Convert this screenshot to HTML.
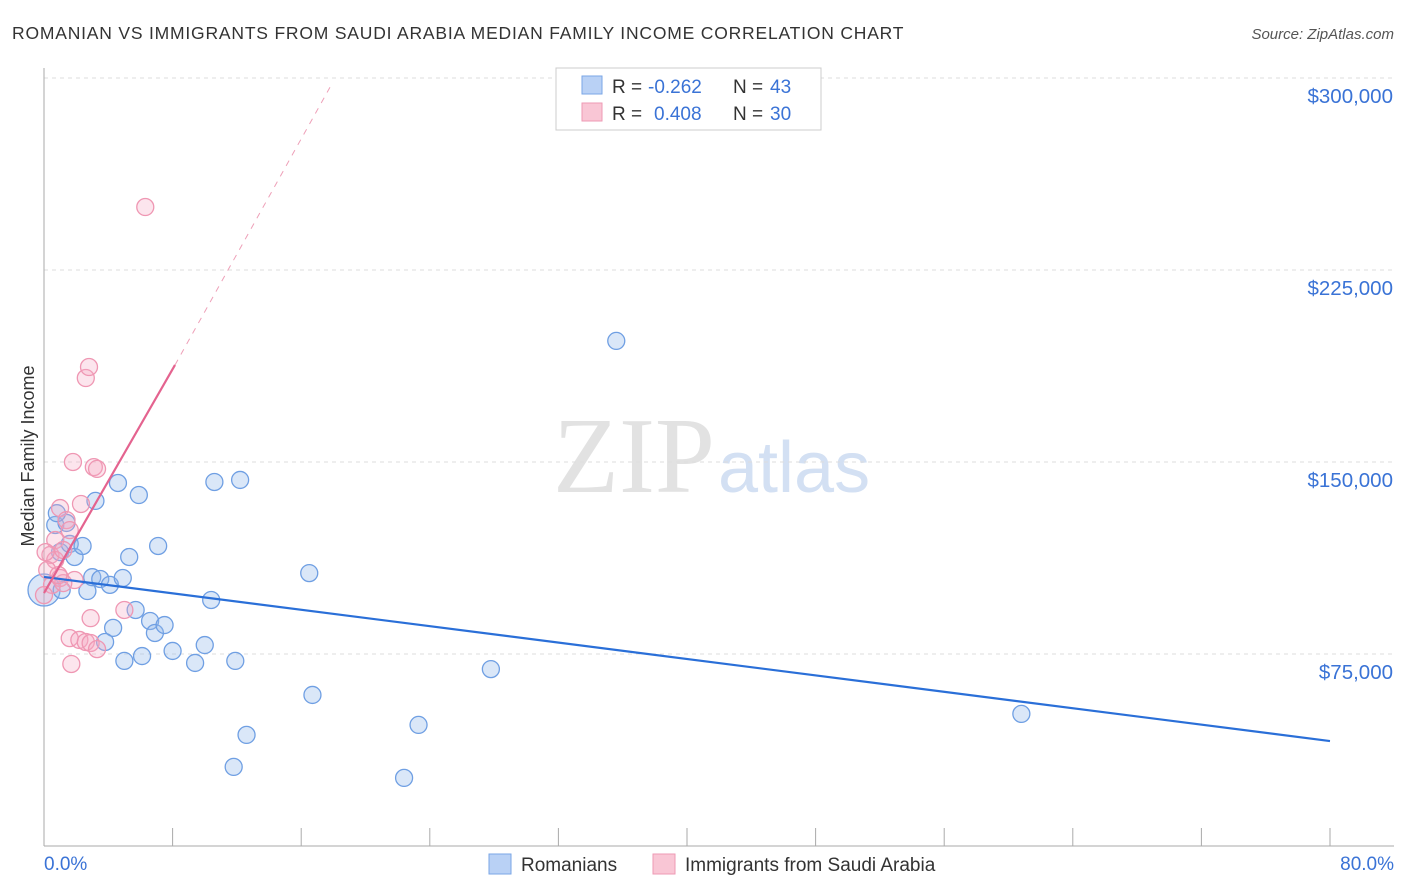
<!DOCTYPE html>
<html><head><meta charset="utf-8"><style>
body{margin:0;background:#fff;font-family:"Liberation Sans",sans-serif}
</style></head><body>
<svg id="c" width="1406" height="892" style="display:block">
<text x="12" y="39" font-size="17.5" letter-spacing="0.8" fill="#333">ROMANIAN VS IMMIGRANTS FROM SAUDI ARABIA MEDIAN FAMILY INCOME CORRELATION CHART</text>
<text x="1394" y="39" font-size="15" fill="#555" font-style="italic" text-anchor="end">Source: ZipAtlas.com</text>
<text x="715" y="492" font-size="108" fill="#e2e2e2" text-anchor="end" font-family="Liberation Serif">ZIP</text>
<text x="718" y="492" font-size="72" fill="#d3e0f3">atlas</text>
<text transform="translate(34,456) rotate(-90)" font-size="18" fill="#333" text-anchor="middle">Median Family Income</text>
<g id="grid"></g><g id="ax"></g><g id="pts"></g><g id="lines"></g>
<g>
<rect x="556" y="68" width="265" height="62" fill="#fff" stroke="#ccc"/>
<rect x="582" y="76" width="20" height="18" fill="#b9d1f5" stroke="#7aa6e6"/>
<text x="612" y="93" font-size="19" fill="#333">R =</text>
<text x="648" y="93" font-size="19" fill="#3a73d6">-0.262</text>
<text x="733" y="93" font-size="19" fill="#333">N =</text>
<text x="770" y="93" font-size="19" fill="#3a73d6">43</text>
<rect x="582" y="103" width="20" height="18" fill="#f9c6d5" stroke="#ee9ab4"/>
<text x="612" y="120" font-size="19" fill="#333">R =</text>
<text x="654" y="120" font-size="19" fill="#3a73d6">0.408</text>
<text x="733" y="120" font-size="19" fill="#333">N =</text>
<text x="770" y="120" font-size="19" fill="#3a73d6">30</text>
</g>
<g>
<rect x="489" y="854" width="22" height="20" fill="#b9d1f5" stroke="#7aa6e6"/>
<text x="521" y="871" font-size="19" fill="#333">Romanians</text>
<rect x="653" y="854" width="22" height="20" fill="#f9c6d5" stroke="#ee9ab4"/>
<text x="685" y="871" font-size="19" fill="#333">Immigrants from Saudi Arabia</text>
</g>
</svg>
<script>
const yTicks=[75000,150000,225000,300000];
const yTickLabels=["$75,000","$150,000","$225,000","$300,000"];
const xTickLabels=["0.0%","80.0%"];
const blueX=[0,0.7,1.0,1.4,1.6,1.9,2.4,2.7,3.0,3.2,3.5,4.1,4.6,4.9,5.0,5.3,5.7,5.9,6.1,6.6,6.9,7.1,7.5,8.0,4.3,3.8,9.4,10.0,10.4,10.6,11.8,11.9,12.2,12.6,16.5,16.7,22.4,23.3,27.8,35.6,60.8,0.8,1.1];
const blueY=[100,125.4,114.8,126.2,118,112.9,117.2,99.6,105,134.8,104.3,102,141.8,104.7,72.3,112.9,92.2,137.1,74.2,87.9,83.2,117.2,86.3,76.2,85.2,79.7,71.5,78.5,96.1,142.2,30.9,72.3,143,43.4,106.6,59,26.6,47.3,69.1,197.3,51.6,130,100];
const pinkX=[6.3,2.6,2.8,1.8,3.1,3.3,1.0,2.3,1.4,1.6,0.4,0.7,0.2,0.5,0,1.0,1.9,1.2,2.9,5.0,1.6,2.2,2.6,2.9,3.3,1.7,0.7,1.2,0.1,0.9];
const pinkY=[249.6,182.8,187.1,150,148,147.3,132,133.6,127.3,123.4,113.7,111.7,107.8,102,98,104.7,103.9,102.7,89,92.2,81.2,80.5,79.7,79.3,76.9,71.1,119.5,115.6,114.8,105.8];
const blueTrend=[[0,105.1],[80,41]];
const pinkTrend=[[0,98.8],[8.15,187.9]];
const pinkDash=[[8.15,187.9],[17.9,297.6]];
const X=v=>44+v/80*1286, Y=v=>846-v/75000*192;
const ns="http://www.w3.org/2000/svg";
function mk(p,t,a){const e=document.createElementNS(ns,t);for(const k in a)e.setAttribute(k,a[k]);document.getElementById(p).appendChild(e);return e;}
yTicks.forEach((t,i)=>{
 const l=mk('grid','line',{x1:44,x2:1394,y1:Y(t),y2:Y(t),stroke:'#ddd','stroke-dasharray':'4,4'});
 
 
 const tx=mk('ax','text',{x:1393,y:Y(t)+25,'font-size':20.5,fill:'#3a73d6','text-anchor':'end'});tx.textContent=yTickLabels[i];
 
 
});
mk('ax','line',{x1:44,x2:44,y1:68,y2:846,stroke:'#aaa'});
mk('ax','line',{x1:44,x2:1394,y1:846,y2:846,stroke:'#aaa'});
for(let i=0;i<=10;i++){const x=X(i*8);const t=mk('ax','line',{x1:x,x2:x,y1:828,y2:846,stroke:'#aaa'});}
[[0,'start',44],[1,'end',1394]].forEach(([i,a,x])=>{const t=mk('ax','text',{x:x,y:870,'font-size':19,fill:'#3a73d6','text-anchor':a});t.textContent=xTickLabels[i];
 
 });
blueX.forEach((v,i)=>{const c=mk('pts','circle',{cx:X(v),cy:Y(blueY[i]*1000),r:i==0?16:8.5,fill:'rgba(150,185,235,0.35)',stroke:'#6f9fe3','stroke-width':1.3});
 
 });
pinkX.forEach((v,i)=>{const c=mk('pts','circle',{cx:X(v),cy:Y(pinkY[i]*1000),r:8.5,fill:'rgba(245,170,195,0.3)',stroke:'#ef97b3','stroke-width':1.3});
 
 });
function ln(d,col,w,dash,name){const l=mk('lines','line',{x1:X(d[0][0]),y1:Y(d[0][1]*1000),x2:X(d[1][0]),y2:Y(d[1][1]*1000),stroke:col,'stroke-width':w});if(dash)l.setAttribute('stroke-dasharray',dash);
 
 }
ln(blueTrend,'#2a6fd8',2.2,null,'romanians-trend-line');
ln(pinkTrend,'#e4638f',2.2,null,'saudi-trend-line');
ln(pinkDash,'#eea0b8',1,'6,6','saudi-trend-extension');
</script>
</body></html>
+++++
What is needed is an exact reproduction of the data, pictures excluded.

# Output for this exercise:
Convert this screenshot to HTML.
<!DOCTYPE html>
<html><head><meta charset="utf-8"><style>
body{margin:0;background:#fff;font-family:"Liberation Sans",sans-serif}
</style></head><body>
<svg id="c" width="1406" height="892" style="display:block">
<text x="12" y="39" font-size="17.5" letter-spacing="0.8" fill="#333">ROMANIAN VS IMMIGRANTS FROM SAUDI ARABIA MEDIAN FAMILY INCOME CORRELATION CHART</text>
<text x="1394" y="39" font-size="15" fill="#555" font-style="italic" text-anchor="end">Source: ZipAtlas.com</text>
<text x="715" y="492" font-size="108" fill="#e2e2e2" text-anchor="end" font-family="Liberation Serif">ZIP</text>
<text x="718" y="492" font-size="72" fill="#d3e0f3">atlas</text>
<text transform="translate(34,456) rotate(-90)" font-size="18" fill="#333" text-anchor="middle">Median Family Income</text>
<g id="grid"></g><g id="ax"></g><g id="pts"></g><g id="lines"></g>
<g>
<rect x="556" y="68" width="265" height="62" fill="#fff" stroke="#ccc"/>
<rect x="582" y="76" width="20" height="18" fill="#b9d1f5" stroke="#7aa6e6"/>
<text x="612" y="93" font-size="19" fill="#333">R =</text>
<text x="648" y="93" font-size="19" fill="#3a73d6">-0.262</text>
<text x="733" y="93" font-size="19" fill="#333">N =</text>
<text x="770" y="93" font-size="19" fill="#3a73d6">43</text>
<rect x="582" y="103" width="20" height="18" fill="#f9c6d5" stroke="#ee9ab4"/>
<text x="612" y="120" font-size="19" fill="#333">R =</text>
<text x="654" y="120" font-size="19" fill="#3a73d6">0.408</text>
<text x="733" y="120" font-size="19" fill="#333">N =</text>
<text x="770" y="120" font-size="19" fill="#3a73d6">30</text>
</g>
<g>
<rect x="489" y="854" width="22" height="20" fill="#b9d1f5" stroke="#7aa6e6"/>
<text x="521" y="871" font-size="19" fill="#333">Romanians</text>
<rect x="653" y="854" width="22" height="20" fill="#f9c6d5" stroke="#ee9ab4"/>
<text x="685" y="871" font-size="19" fill="#333">Immigrants from Saudi Arabia</text>
</g>
</svg>
<script>
const yTicks=[75000,150000,225000,300000];
const yTickLabels=["$75,000","$150,000","$225,000","$300,000"];
const xTickLabels=["0.0%","80.0%"];
const blueX=[0,0.7,1.0,1.4,1.6,1.9,2.4,2.7,3.0,3.2,3.5,4.1,4.6,4.9,5.0,5.3,5.7,5.9,6.1,6.6,6.9,7.1,7.5,8.0,4.3,3.8,9.4,10.0,10.4,10.6,11.8,11.9,12.2,12.6,16.5,16.7,22.4,23.3,27.8,35.6,60.8,0.8,1.1];
const blueY=[100,125.4,114.8,126.2,118,112.9,117.2,99.6,105,134.8,104.3,102,141.8,104.7,72.3,112.9,92.2,137.1,74.2,87.9,83.2,117.2,86.3,76.2,85.2,79.7,71.5,78.5,96.1,142.2,30.9,72.3,143,43.4,106.6,59,26.6,47.3,69.1,197.3,51.6,130,100];
const pinkX=[6.3,2.6,2.8,1.8,3.1,3.3,1.0,2.3,1.4,1.6,0.4,0.7,0.2,0.5,0,1.0,1.9,1.2,2.9,5.0,1.6,2.2,2.6,2.9,3.3,1.7,0.7,1.2,0.1,0.9];
const pinkY=[249.6,182.8,187.1,150,148,147.3,132,133.6,127.3,123.4,113.7,111.7,107.8,102,98,104.7,103.9,102.7,89,92.2,81.2,80.5,79.7,79.3,76.9,71.1,119.5,115.6,114.8,105.8];
const blueTrend=[[0,105.1],[80,41]];
const pinkTrend=[[0,98.8],[8.15,187.9]];
const pinkDash=[[8.15,187.9],[17.9,297.6]];
const X=v=>44+v/80*1286, Y=v=>846-v/75000*192;
const ns="http://www.w3.org/2000/svg";
function mk(p,t,a){const e=document.createElementNS(ns,t);for(const k in a)e.setAttribute(k,a[k]);document.getElementById(p).appendChild(e);return e;}
yTicks.forEach((t,i)=>{
 const l=mk('grid','line',{x1:44,x2:1394,y1:Y(t),y2:Y(t),stroke:'#ddd','stroke-dasharray':'4,4'});
 
 
 const tx=mk('ax','text',{x:1393,y:Y(t)+25,'font-size':20.5,fill:'#3a73d6','text-anchor':'end'});tx.textContent=yTickLabels[i];
 
 
});
mk('ax','line',{x1:44,x2:44,y1:68,y2:846,stroke:'#aaa'});
mk('ax','line',{x1:44,x2:1394,y1:846,y2:846,stroke:'#aaa'});
for(let i=0;i<=10;i++){const x=X(i*8);const t=mk('ax','line',{x1:x,x2:x,y1:828,y2:846,stroke:'#aaa'});}
[[0,'start',44],[1,'end',1394]].forEach(([i,a,x])=>{const t=mk('ax','text',{x:x,y:870,'font-size':19,fill:'#3a73d6','text-anchor':a});t.textContent=xTickLabels[i];
 
 });
blueX.forEach((v,i)=>{const c=mk('pts','circle',{cx:X(v),cy:Y(blueY[i]*1000),r:i==0?16:8.5,fill:'rgba(150,185,235,0.35)',stroke:'#6f9fe3','stroke-width':1.3});
 
 });
pinkX.forEach((v,i)=>{const c=mk('pts','circle',{cx:X(v),cy:Y(pinkY[i]*1000),r:8.5,fill:'rgba(245,170,195,0.3)',stroke:'#ef97b3','stroke-width':1.3});
 
 });
function ln(d,col,w,dash,name){const l=mk('lines','line',{x1:X(d[0][0]),y1:Y(d[0][1]*1000),x2:X(d[1][0]),y2:Y(d[1][1]*1000),stroke:col,'stroke-width':w});if(dash)l.setAttribute('stroke-dasharray',dash);
 
 }
ln(blueTrend,'#2a6fd8',2.2,null,'romanians-trend-line');
ln(pinkTrend,'#e4638f',2.2,null,'saudi-trend-line');
ln(pinkDash,'#eea0b8',1,'6,6','saudi-trend-extension');
</script>
</body></html>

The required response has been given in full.